* Start *
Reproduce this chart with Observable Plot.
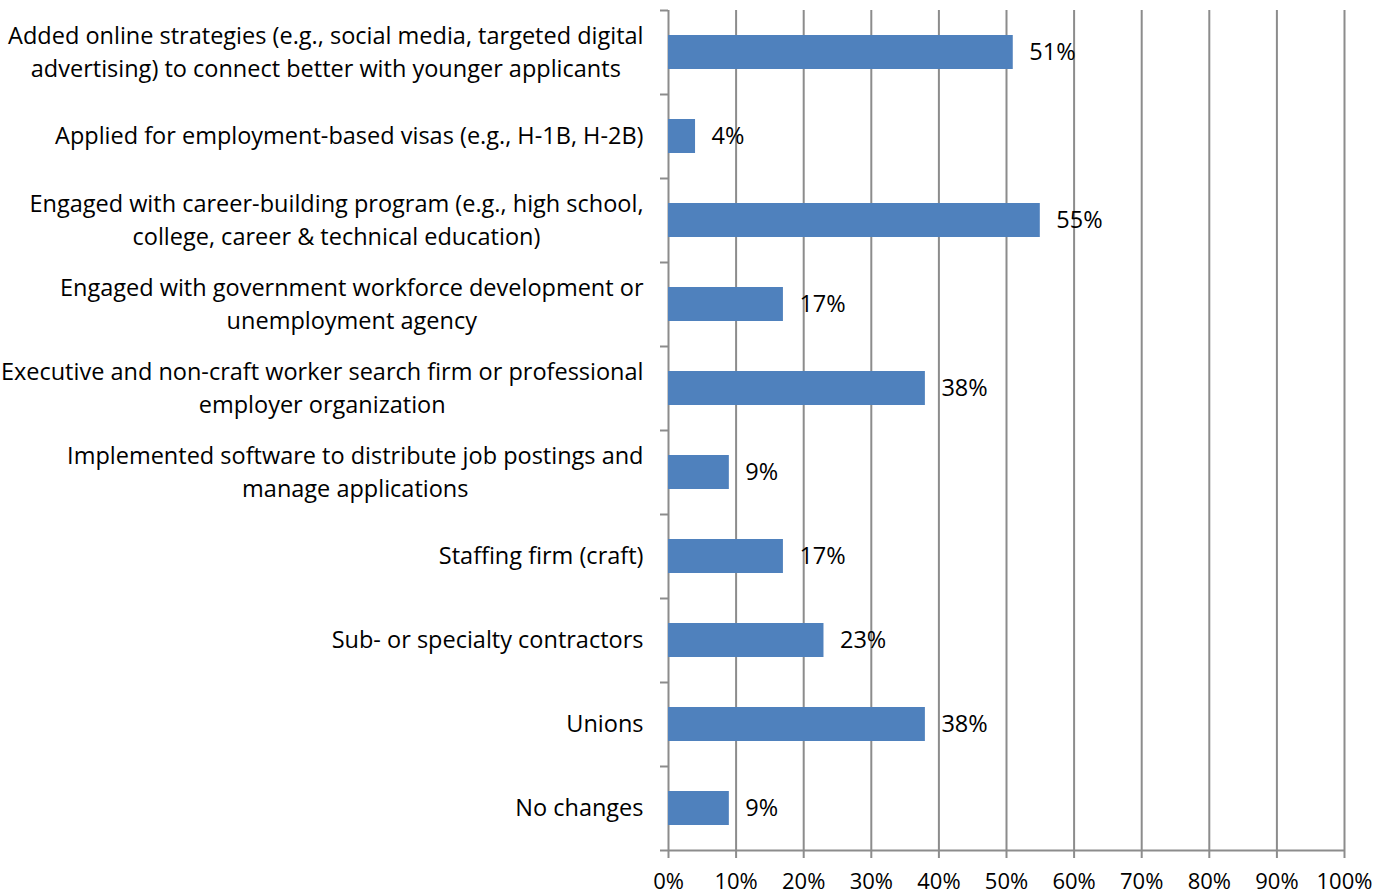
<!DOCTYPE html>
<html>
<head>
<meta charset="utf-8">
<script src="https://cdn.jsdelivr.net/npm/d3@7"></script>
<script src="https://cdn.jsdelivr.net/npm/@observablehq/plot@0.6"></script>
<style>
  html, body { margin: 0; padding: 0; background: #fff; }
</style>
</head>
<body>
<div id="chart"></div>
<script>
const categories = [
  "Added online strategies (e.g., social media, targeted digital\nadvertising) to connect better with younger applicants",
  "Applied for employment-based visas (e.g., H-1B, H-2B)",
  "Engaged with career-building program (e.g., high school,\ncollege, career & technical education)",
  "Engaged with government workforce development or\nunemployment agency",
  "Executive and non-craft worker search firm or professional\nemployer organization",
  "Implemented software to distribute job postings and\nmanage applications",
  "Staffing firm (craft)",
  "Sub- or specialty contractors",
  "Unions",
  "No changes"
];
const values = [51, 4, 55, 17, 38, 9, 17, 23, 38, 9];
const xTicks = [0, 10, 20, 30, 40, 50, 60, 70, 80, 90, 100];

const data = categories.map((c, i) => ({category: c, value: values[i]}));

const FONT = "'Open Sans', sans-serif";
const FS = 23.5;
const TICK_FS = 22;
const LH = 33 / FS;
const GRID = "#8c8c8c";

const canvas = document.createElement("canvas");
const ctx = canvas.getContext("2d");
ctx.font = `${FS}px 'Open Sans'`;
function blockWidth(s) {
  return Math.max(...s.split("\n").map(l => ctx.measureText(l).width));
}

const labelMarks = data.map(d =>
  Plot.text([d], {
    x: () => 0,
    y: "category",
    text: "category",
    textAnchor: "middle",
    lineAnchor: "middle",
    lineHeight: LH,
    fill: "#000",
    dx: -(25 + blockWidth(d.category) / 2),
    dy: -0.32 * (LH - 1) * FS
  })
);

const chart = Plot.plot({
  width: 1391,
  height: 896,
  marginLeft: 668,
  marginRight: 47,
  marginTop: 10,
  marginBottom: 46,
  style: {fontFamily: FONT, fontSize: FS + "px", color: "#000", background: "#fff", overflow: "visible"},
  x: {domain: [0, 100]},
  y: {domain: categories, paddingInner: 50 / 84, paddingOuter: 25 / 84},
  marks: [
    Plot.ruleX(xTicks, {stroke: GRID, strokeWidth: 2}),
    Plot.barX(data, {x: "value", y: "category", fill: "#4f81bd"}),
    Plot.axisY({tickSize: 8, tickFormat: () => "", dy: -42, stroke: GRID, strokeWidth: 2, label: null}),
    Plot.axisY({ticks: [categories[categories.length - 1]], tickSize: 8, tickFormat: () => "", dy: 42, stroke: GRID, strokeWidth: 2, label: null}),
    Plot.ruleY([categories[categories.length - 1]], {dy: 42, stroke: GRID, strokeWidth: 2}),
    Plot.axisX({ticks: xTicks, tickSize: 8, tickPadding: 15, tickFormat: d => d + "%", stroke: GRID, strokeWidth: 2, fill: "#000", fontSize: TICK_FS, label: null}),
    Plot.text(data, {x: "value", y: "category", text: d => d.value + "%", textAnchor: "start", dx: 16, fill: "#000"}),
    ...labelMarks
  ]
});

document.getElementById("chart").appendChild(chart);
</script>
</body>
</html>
* End *
### Exercise description
Without the pictures, print the whole listing exactly as given.

### Output for this task
Reproduce this chart with Observable Plot.
<!DOCTYPE html>
<html>
<head>
<meta charset="utf-8">
<script src="https://cdn.jsdelivr.net/npm/d3@7"></script>
<script src="https://cdn.jsdelivr.net/npm/@observablehq/plot@0.6"></script>
<style>
  html, body { margin: 0; padding: 0; background: #fff; }
</style>
</head>
<body>
<div id="chart"></div>
<script>
const categories = [
  "Added online strategies (e.g., social media, targeted digital\nadvertising) to connect better with younger applicants",
  "Applied for employment-based visas (e.g., H-1B, H-2B)",
  "Engaged with career-building program (e.g., high school,\ncollege, career & technical education)",
  "Engaged with government workforce development or\nunemployment agency",
  "Executive and non-craft worker search firm or professional\nemployer organization",
  "Implemented software to distribute job postings and\nmanage applications",
  "Staffing firm (craft)",
  "Sub- or specialty contractors",
  "Unions",
  "No changes"
];
const values = [51, 4, 55, 17, 38, 9, 17, 23, 38, 9];
const xTicks = [0, 10, 20, 30, 40, 50, 60, 70, 80, 90, 100];

const data = categories.map((c, i) => ({category: c, value: values[i]}));

const FONT = "'Open Sans', sans-serif";
const FS = 23.5;
const TICK_FS = 22;
const LH = 33 / FS;
const GRID = "#8c8c8c";

const canvas = document.createElement("canvas");
const ctx = canvas.getContext("2d");
ctx.font = `${FS}px 'Open Sans'`;
function blockWidth(s) {
  return Math.max(...s.split("\n").map(l => ctx.measureText(l).width));
}

const labelMarks = data.map(d =>
  Plot.text([d], {
    x: () => 0,
    y: "category",
    text: "category",
    textAnchor: "middle",
    lineAnchor: "middle",
    lineHeight: LH,
    fill: "#000",
    dx: -(25 + blockWidth(d.category) / 2),
    dy: -0.32 * (LH - 1) * FS
  })
);

const chart = Plot.plot({
  width: 1391,
  height: 896,
  marginLeft: 668,
  marginRight: 47,
  marginTop: 10,
  marginBottom: 46,
  style: {fontFamily: FONT, fontSize: FS + "px", color: "#000", background: "#fff", overflow: "visible"},
  x: {domain: [0, 100]},
  y: {domain: categories, paddingInner: 50 / 84, paddingOuter: 25 / 84},
  marks: [
    Plot.ruleX(xTicks, {stroke: GRID, strokeWidth: 2}),
    Plot.barX(data, {x: "value", y: "category", fill: "#4f81bd"}),
    Plot.axisY({tickSize: 8, tickFormat: () => "", dy: -42, stroke: GRID, strokeWidth: 2, label: null}),
    Plot.axisY({ticks: [categories[categories.length - 1]], tickSize: 8, tickFormat: () => "", dy: 42, stroke: GRID, strokeWidth: 2, label: null}),
    Plot.ruleY([categories[categories.length - 1]], {dy: 42, stroke: GRID, strokeWidth: 2}),
    Plot.axisX({ticks: xTicks, tickSize: 8, tickPadding: 15, tickFormat: d => d + "%", stroke: GRID, strokeWidth: 2, fill: "#000", fontSize: TICK_FS, label: null}),
    Plot.text(data, {x: "value", y: "category", text: d => d.value + "%", textAnchor: "start", dx: 16, fill: "#000"}),
    ...labelMarks
  ]
});

document.getElementById("chart").appendChild(chart);
</script>
</body>
</html>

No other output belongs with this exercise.